Becoming greener. That's the goal thyssenkrupp Materials Services has set for itself and plans to achieve it 20 years earlier than planned.
Already by 2030, the materials trading and supply chain experts want to operate climate neutrally. In addition to their ambition, the materials experts also want to help their customers to become greener. They plan to do so by using modern supply chain management. Supply chains are complex and often consist of a large number of processes. In an efficient supply chain, these processes run like clockwork. In the event of a disruption, consequences can quickly become extensive. The experts at thyssenkrupp Materials Services have told us how to avoid disruptions to make supply chains flexible, efficient, and therefore as green as possible.
Between challenge and new opportunities
The biggest challenge in materials trading is making the correct material available in the right quantity at the right time and in the right place. If there is a problem at one point in the supply chain, it affects all subsequent processes. The result: the chain comes to a halt, leading to material bottlenecks, overstocks, or even empty truck runs. Here lies a great saving potential, because a flexible supply chain can drastically reduce C02 emissions.
To create an efficient and flexible supply chain, the Materials Services team must act with foresight. Digitalization and transparent data handling make this possible. "In practice, this means that our experts look at different factors, for example, the weather or traffic jams.

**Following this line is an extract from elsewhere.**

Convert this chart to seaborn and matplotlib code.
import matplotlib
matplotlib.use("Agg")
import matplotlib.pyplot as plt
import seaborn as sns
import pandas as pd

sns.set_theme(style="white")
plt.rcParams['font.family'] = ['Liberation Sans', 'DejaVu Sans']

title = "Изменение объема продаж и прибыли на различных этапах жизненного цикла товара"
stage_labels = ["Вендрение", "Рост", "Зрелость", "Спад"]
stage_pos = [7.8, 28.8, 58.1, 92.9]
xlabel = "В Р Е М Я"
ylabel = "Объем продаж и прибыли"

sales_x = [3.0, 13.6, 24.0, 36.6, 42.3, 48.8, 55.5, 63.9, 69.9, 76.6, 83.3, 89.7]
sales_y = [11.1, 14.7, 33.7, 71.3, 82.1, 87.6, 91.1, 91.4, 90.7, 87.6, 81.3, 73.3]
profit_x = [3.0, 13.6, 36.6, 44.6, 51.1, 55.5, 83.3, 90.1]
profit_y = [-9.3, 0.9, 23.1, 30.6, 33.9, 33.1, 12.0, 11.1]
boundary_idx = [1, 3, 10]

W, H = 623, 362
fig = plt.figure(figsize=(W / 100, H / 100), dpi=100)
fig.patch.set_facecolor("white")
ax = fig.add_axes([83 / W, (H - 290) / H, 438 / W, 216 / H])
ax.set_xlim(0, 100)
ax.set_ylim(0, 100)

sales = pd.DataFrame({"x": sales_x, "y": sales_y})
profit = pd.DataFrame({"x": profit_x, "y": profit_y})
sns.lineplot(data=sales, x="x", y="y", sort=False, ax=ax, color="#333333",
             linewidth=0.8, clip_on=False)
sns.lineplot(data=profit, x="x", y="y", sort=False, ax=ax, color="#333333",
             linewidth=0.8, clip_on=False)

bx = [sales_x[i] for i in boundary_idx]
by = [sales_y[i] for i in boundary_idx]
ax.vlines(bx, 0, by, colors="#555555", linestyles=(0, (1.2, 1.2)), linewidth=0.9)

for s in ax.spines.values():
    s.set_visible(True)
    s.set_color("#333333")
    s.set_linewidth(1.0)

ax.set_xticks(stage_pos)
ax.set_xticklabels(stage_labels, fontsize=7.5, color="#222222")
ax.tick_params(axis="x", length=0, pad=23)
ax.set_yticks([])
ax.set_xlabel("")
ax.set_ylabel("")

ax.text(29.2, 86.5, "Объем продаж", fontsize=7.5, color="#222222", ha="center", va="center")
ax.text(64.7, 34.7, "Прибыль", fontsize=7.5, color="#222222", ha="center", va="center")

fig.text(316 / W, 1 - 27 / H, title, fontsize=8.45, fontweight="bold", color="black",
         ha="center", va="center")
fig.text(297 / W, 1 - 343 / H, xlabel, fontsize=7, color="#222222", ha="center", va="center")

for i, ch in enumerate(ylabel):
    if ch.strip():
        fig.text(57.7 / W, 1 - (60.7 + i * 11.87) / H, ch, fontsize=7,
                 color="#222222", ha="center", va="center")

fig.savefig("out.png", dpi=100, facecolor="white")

However, they also look at changes in demand or supply availability, and see whether we can shorten transport routes or the length of time spent in warehouses," explains Ilse Henne, CTO thyssenkrupp Materials Services. "And we do this before problems arise in the first place." The result is the "data replaces tons" approach, which means an efficiently designed use of goods, the avoidance of material waste as well as empty runs. Thus, creating a supply chain that is sustainable, flexible, and customer-oriented
Digitization in practice
But what do terms like digitization or data transparency mean in this context? "We want to digitize the supply chains in places and work with data where it really makes sense - for us and for our customers," explains Henne. To achieve this, the experts are working on two fronts:
Internal processes: "In order to digitize our internal processes, we first have to develop binding standards and establish the automation of processes in the long term," says Ilse Henne. This process requires not only specific technological solutions and tools, but also the unconditional will to change.

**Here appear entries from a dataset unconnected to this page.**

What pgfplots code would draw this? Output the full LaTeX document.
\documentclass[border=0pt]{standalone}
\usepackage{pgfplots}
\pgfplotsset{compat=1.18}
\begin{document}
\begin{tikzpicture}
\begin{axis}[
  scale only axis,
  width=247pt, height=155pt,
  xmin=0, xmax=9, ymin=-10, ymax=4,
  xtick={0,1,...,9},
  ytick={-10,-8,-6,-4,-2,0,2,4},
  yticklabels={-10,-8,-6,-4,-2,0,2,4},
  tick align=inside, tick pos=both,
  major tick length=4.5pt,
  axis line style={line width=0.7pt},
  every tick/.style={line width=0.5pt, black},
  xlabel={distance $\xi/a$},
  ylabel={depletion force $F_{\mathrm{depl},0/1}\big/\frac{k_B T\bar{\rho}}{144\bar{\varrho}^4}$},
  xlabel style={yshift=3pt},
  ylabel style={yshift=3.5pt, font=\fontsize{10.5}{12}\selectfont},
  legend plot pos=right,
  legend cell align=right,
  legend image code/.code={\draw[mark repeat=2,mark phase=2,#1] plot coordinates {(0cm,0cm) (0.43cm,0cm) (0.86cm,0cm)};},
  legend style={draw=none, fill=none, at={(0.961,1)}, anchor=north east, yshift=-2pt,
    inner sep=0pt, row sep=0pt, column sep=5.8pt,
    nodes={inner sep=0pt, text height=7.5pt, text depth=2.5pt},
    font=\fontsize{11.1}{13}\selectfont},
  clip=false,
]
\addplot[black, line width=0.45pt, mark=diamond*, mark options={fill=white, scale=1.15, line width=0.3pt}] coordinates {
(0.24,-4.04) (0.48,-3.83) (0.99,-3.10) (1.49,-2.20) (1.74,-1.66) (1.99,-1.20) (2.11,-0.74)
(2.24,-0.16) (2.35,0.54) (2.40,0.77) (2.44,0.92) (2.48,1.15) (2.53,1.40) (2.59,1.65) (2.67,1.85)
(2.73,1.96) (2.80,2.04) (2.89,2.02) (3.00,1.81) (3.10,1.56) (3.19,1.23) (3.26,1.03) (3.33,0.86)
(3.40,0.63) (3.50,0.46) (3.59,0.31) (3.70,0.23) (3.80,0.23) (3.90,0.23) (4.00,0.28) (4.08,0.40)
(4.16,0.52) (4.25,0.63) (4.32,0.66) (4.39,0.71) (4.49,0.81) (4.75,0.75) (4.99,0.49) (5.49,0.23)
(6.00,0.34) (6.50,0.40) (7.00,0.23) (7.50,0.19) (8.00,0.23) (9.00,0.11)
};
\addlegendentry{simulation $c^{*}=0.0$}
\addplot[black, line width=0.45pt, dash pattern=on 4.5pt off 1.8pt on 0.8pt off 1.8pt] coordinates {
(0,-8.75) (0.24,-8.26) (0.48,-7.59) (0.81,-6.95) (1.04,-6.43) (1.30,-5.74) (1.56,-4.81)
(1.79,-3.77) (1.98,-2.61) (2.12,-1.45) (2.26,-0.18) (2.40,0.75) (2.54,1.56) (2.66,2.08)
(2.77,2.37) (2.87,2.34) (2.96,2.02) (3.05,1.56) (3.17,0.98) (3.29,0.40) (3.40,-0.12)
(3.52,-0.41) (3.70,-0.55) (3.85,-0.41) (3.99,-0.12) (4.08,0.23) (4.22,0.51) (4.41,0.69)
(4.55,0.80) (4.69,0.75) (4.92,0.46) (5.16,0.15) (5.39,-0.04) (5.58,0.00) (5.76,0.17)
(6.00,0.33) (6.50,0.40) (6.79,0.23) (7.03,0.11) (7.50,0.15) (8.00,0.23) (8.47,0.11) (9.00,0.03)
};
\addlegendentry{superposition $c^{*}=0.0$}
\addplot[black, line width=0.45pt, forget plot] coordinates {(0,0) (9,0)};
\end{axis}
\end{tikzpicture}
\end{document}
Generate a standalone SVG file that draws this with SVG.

Connecting with customers: "In the digitization of interfaces, our data is linked with data from customers and data from third parties. This creates a new intelligence that optimizes supply chain performance," Henne explains. Such links allow potential problems to be identified early, solutions to be found and initiated before a problem arises, and processes are disrupted.

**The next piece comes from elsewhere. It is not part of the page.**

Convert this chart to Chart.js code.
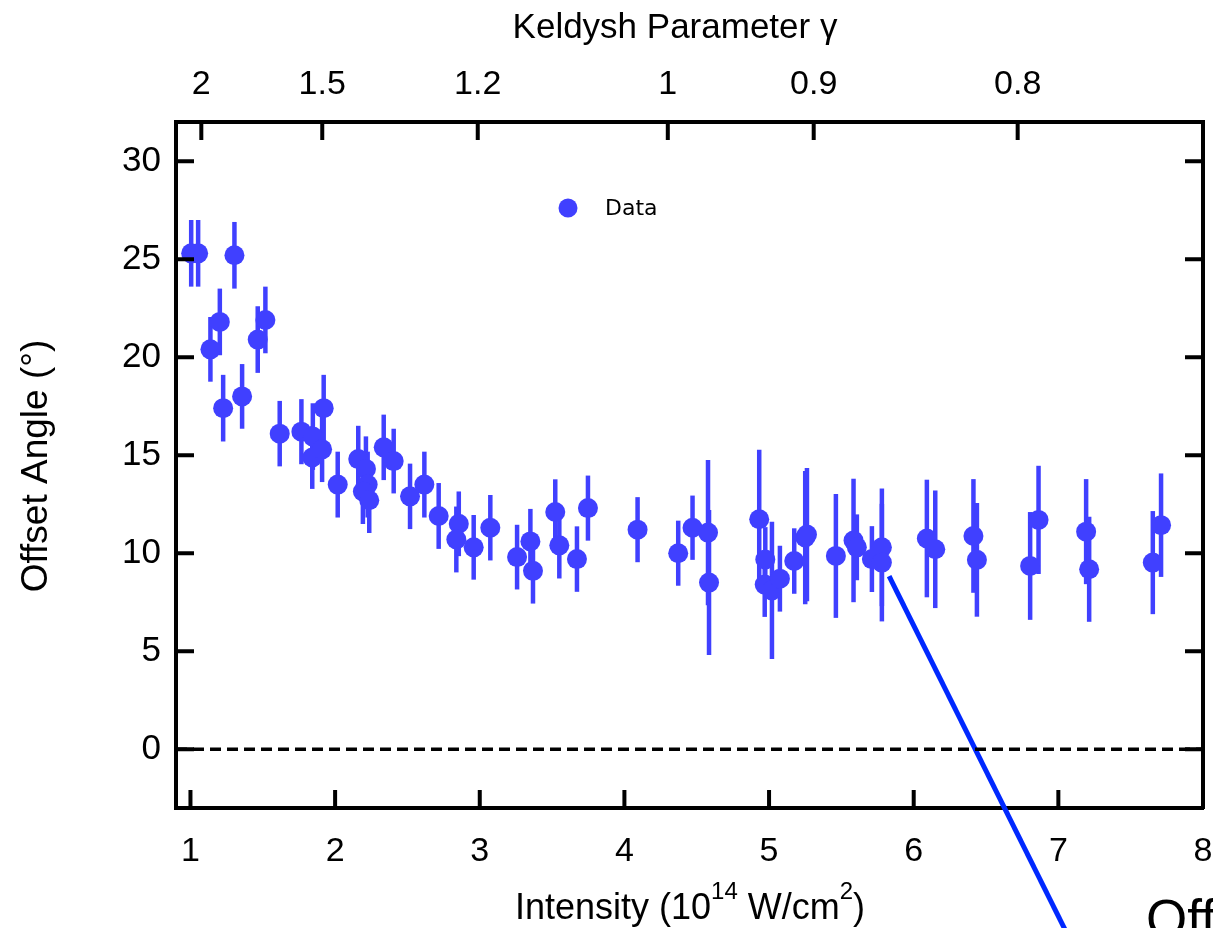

"Pacemaker" demonstrates what this can look like in practice. In the automotive industry, the AI solution from thyssenkrupp Materials Services helps to avoid incorrect deliveries. It reduces inventory and storage costs as well as the number of transports. Smoothly running supply chains are therefore not only advantageous because they are cost-efficient. They are also better for the environment precisely because of their flexibility. "Less material waste and lower emissions are our biggest levers for becoming greener and meeting our environmental responsibilities," explains Ilse Henne, CTO thyssenkrupp Materials Services. Moreover, there's another advantage: Because materials can be made available in the correct quantity and at the right time in the right place, digitally managed supply chains are highly customer-focused.